The final step is to fill a RegEntry of SimSelectionSyntax into registry.

Note:

  • The methods listed in entry_points are those "mounting methods" inherited from ExtendedSyntax. SimSelectionSyntax should never overwrite them.

  • The SQL-clause level and expression level interfaces are independent from each other. You can flexibly implement and register either, both, or neither of them. The non-implemented or non-registered interfaces will be replaced by the native standard implementation automatically inside DBSim. Very flexible.

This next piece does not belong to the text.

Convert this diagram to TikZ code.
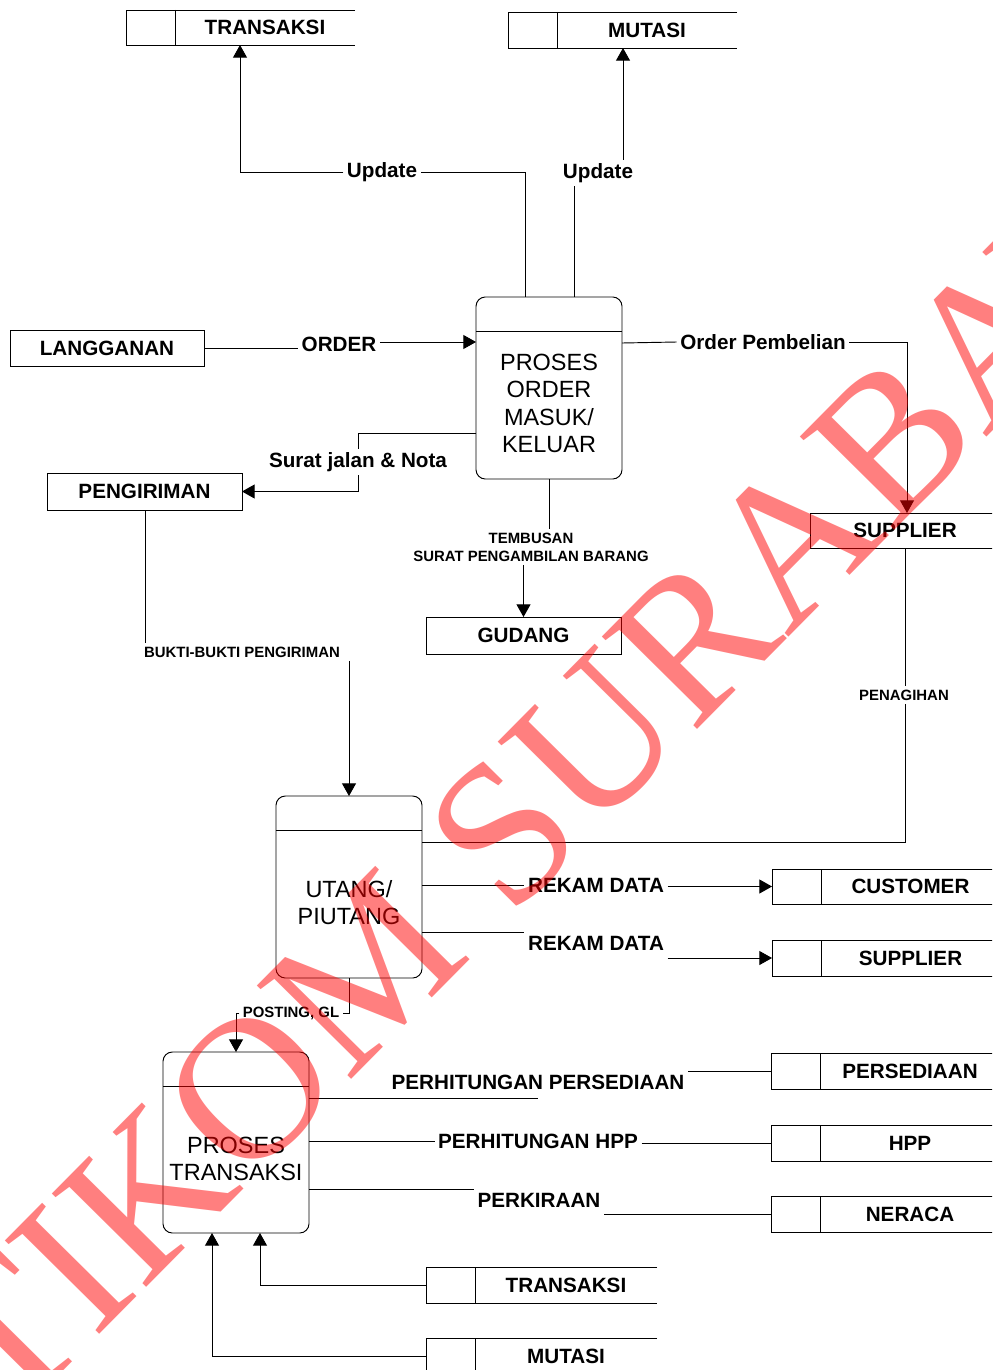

  • In dbsim/extensions/extended_syntax/, we also implemented another syntax called SpatialSyntax including Point and Circle data types and inside operator to check if a Point is inside a Circle. You can make the two syntax both in effect by registering SpatialSyntax also in registry. We include some example queries for mixture of the two extended syntax in dbsim/tests/test_extended_syntax.py. But we do not recommend it, even though DBSim provides such a feature to mix up multiple extended syntax. It is not easy to make sure the mixed syntax have no conflict with each other. If those syntax are complex, hidden bugs are very likely to exist due to unrealized conflicts. So we recommend users to include everything in one single extended syntax, which is the best way to develop and debug.

  • You can try queries with the mixed syntax (SimSelectionSyntax+SpatialSyntax+standard syntax) by running the unit test test_ExtendedSyntax_mixture() in dbsim/tests/test_extended_syntax.py. But again, we do not recommend syntax mixture like that.